### WHAT YOU NEED TO DO
Below is a block of records; reproduce all of them exactly and leave out any pictures.

### INFORMATION PROVIDED
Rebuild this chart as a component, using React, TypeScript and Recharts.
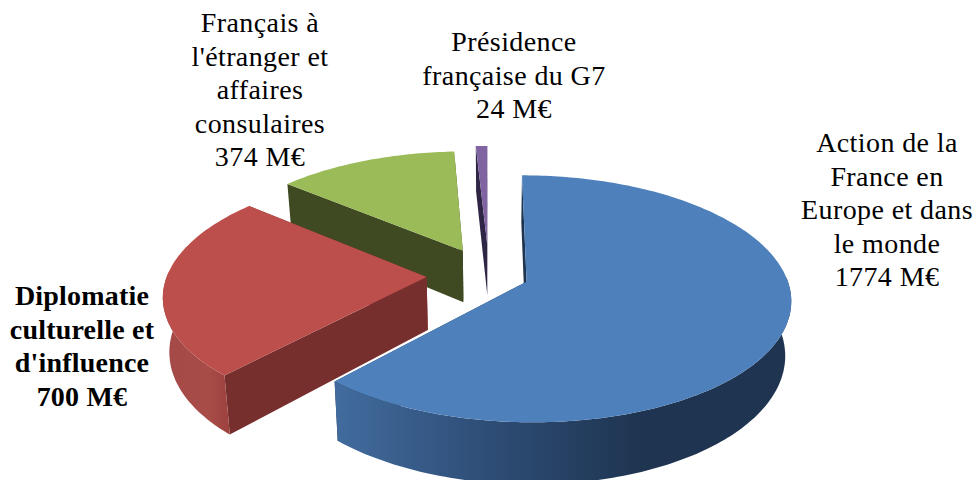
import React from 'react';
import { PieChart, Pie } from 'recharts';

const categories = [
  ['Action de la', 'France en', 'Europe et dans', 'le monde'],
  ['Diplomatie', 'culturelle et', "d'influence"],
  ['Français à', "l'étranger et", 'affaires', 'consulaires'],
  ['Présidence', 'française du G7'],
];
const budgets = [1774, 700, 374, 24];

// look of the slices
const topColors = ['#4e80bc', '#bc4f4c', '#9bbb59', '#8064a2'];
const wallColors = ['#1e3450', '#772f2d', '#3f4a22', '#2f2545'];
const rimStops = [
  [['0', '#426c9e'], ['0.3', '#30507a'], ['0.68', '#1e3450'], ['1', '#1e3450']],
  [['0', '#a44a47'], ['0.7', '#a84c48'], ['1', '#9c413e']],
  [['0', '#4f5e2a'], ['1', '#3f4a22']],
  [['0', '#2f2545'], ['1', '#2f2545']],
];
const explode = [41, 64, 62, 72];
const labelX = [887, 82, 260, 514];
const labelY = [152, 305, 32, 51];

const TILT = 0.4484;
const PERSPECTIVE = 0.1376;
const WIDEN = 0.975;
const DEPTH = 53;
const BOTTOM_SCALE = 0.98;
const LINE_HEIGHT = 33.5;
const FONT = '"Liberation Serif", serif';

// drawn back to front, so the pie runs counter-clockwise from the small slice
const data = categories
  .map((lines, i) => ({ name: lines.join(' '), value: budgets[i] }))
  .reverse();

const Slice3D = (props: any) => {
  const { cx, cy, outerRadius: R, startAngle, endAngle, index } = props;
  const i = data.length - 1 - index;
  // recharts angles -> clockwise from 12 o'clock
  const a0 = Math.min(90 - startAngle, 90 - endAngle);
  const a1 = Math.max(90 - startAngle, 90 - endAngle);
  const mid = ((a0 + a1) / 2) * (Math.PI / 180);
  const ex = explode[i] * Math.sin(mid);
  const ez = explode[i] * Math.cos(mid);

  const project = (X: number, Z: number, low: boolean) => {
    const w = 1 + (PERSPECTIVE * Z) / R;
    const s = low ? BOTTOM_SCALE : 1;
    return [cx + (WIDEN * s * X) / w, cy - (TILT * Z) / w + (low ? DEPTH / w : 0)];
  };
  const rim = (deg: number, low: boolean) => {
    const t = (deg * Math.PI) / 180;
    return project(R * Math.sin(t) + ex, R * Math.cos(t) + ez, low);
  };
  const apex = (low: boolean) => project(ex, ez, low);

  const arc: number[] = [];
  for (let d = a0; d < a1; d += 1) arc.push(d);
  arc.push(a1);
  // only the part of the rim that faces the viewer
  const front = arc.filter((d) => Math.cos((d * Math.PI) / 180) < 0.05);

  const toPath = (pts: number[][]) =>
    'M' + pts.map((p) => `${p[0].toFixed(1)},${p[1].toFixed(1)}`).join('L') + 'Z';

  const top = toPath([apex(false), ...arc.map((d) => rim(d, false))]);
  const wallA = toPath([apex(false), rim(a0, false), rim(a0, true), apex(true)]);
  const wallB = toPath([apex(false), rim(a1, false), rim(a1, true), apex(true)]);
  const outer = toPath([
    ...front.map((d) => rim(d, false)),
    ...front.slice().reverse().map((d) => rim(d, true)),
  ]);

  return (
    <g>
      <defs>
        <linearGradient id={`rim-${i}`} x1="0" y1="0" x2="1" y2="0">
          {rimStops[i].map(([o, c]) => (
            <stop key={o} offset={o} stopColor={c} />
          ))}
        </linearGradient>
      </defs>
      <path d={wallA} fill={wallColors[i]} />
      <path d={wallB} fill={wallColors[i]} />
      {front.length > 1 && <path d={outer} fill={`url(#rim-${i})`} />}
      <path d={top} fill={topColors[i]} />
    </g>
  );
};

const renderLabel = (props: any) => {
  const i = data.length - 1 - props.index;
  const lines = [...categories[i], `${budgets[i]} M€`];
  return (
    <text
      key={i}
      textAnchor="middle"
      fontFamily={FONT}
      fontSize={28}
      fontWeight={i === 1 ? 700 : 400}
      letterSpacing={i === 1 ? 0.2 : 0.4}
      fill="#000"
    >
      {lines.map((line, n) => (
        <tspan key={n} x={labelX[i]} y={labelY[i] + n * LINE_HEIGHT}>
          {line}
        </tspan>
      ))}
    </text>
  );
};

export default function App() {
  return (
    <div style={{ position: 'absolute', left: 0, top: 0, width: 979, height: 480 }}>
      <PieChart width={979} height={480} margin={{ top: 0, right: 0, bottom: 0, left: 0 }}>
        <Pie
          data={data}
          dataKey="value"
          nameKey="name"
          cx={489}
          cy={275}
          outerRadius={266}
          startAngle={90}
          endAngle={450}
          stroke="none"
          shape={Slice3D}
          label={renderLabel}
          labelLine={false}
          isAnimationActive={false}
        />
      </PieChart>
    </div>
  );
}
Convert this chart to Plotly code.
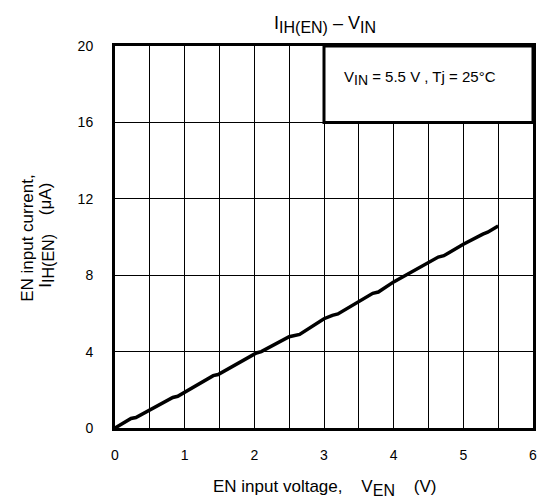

### EXERCISE OUTPUT
Rebuild this chart as a component, using React, TypeScript and Recharts.
import React from 'react';
import { PieChart, Pie } from 'recharts';

const categories = [
  ['Action de la', 'France en', 'Europe et dans', 'le monde'],
  ['Diplomatie', 'culturelle et', "d'influence"],
  ['Français à', "l'étranger et", 'affaires', 'consulaires'],
  ['Présidence', 'française du G7'],
];
const budgets = [1774, 700, 374, 24];

// look of the slices
const topColors = ['#4e80bc', '#bc4f4c', '#9bbb59', '#8064a2'];
const wallColors = ['#1e3450', '#772f2d', '#3f4a22', '#2f2545'];
const rimStops = [
  [['0', '#426c9e'], ['0.3', '#30507a'], ['0.68', '#1e3450'], ['1', '#1e3450']],
  [['0', '#a44a47'], ['0.7', '#a84c48'], ['1', '#9c413e']],
  [['0', '#4f5e2a'], ['1', '#3f4a22']],
  [['0', '#2f2545'], ['1', '#2f2545']],
];
const explode = [41, 64, 62, 72];
const labelX = [887, 82, 260, 514];
const labelY = [152, 305, 32, 51];

const TILT = 0.4484;
const PERSPECTIVE = 0.1376;
const WIDEN = 0.975;
const DEPTH = 53;
const BOTTOM_SCALE = 0.98;
const LINE_HEIGHT = 33.5;
const FONT = '"Liberation Serif", serif';

// drawn back to front, so the pie runs counter-clockwise from the small slice
const data = categories
  .map((lines, i) => ({ name: lines.join(' '), value: budgets[i] }))
  .reverse();

const Slice3D = (props: any) => {
  const { cx, cy, outerRadius: R, startAngle, endAngle, index } = props;
  const i = data.length - 1 - index;
  // recharts angles -> clockwise from 12 o'clock
  const a0 = Math.min(90 - startAngle, 90 - endAngle);
  const a1 = Math.max(90 - startAngle, 90 - endAngle);
  const mid = ((a0 + a1) / 2) * (Math.PI / 180);
  const ex = explode[i] * Math.sin(mid);
  const ez = explode[i] * Math.cos(mid);

  const project = (X: number, Z: number, low: boolean) => {
    const w = 1 + (PERSPECTIVE * Z) / R;
    const s = low ? BOTTOM_SCALE : 1;
    return [cx + (WIDEN * s * X) / w, cy - (TILT * Z) / w + (low ? DEPTH / w : 0)];
  };
  const rim = (deg: number, low: boolean) => {
    const t = (deg * Math.PI) / 180;
    return project(R * Math.sin(t) + ex, R * Math.cos(t) + ez, low);
  };
  const apex = (low: boolean) => project(ex, ez, low);

  const arc: number[] = [];
  for (let d = a0; d < a1; d += 1) arc.push(d);
  arc.push(a1);
  // only the part of the rim that faces the viewer
  const front = arc.filter((d) => Math.cos((d * Math.PI) / 180) < 0.05);

  const toPath = (pts: number[][]) =>
    'M' + pts.map((p) => `${p[0].toFixed(1)},${p[1].toFixed(1)}`).join('L') + 'Z';

  const top = toPath([apex(false), ...arc.map((d) => rim(d, false))]);
  const wallA = toPath([apex(false), rim(a0, false), rim(a0, true), apex(true)]);
  const wallB = toPath([apex(false), rim(a1, false), rim(a1, true), apex(true)]);
  const outer = toPath([
    ...front.map((d) => rim(d, false)),
    ...front.slice().reverse().map((d) => rim(d, true)),
  ]);

  return (
    <g>
      <defs>
        <linearGradient id={`rim-${i}`} x1="0" y1="0" x2="1" y2="0">
          {rimStops[i].map(([o, c]) => (
            <stop key={o} offset={o} stopColor={c} />
          ))}
        </linearGradient>
      </defs>
      <path d={wallA} fill={wallColors[i]} />
      <path d={wallB} fill={wallColors[i]} />
      {front.length > 1 && <path d={outer} fill={`url(#rim-${i})`} />}
      <path d={top} fill={topColors[i]} />
    </g>
  );
};

const renderLabel = (props: any) => {
  const i = data.length - 1 - props.index;
  const lines = [...categories[i], `${budgets[i]} M€`];
  return (
    <text
      key={i}
      textAnchor="middle"
      fontFamily={FONT}
      fontSize={28}
      fontWeight={i === 1 ? 700 : 400}
      letterSpacing={i === 1 ? 0.2 : 0.4}
      fill="#000"
    >
      {lines.map((line, n) => (
        <tspan key={n} x={labelX[i]} y={labelY[i] + n * LINE_HEIGHT}>
          {line}
        </tspan>
      ))}
    </text>
  );
};

export default function App() {
  return (
    <div style={{ position: 'absolute', left: 0, top: 0, width: 979, height: 480 }}>
      <PieChart width={979} height={480} margin={{ top: 0, right: 0, bottom: 0, left: 0 }}>
        <Pie
          data={data}
          dataKey="value"
          nameKey="name"
          cx={489}
          cy={275}
          outerRadius={266}
          startAngle={90}
          endAngle={450}
          stroke="none"
          shape={Slice3D}
          label={renderLabel}
          labelLine={false}
          isAnimationActive={false}
        />
      </PieChart>
    </div>
  );
}
Convert this chart to Plotly code.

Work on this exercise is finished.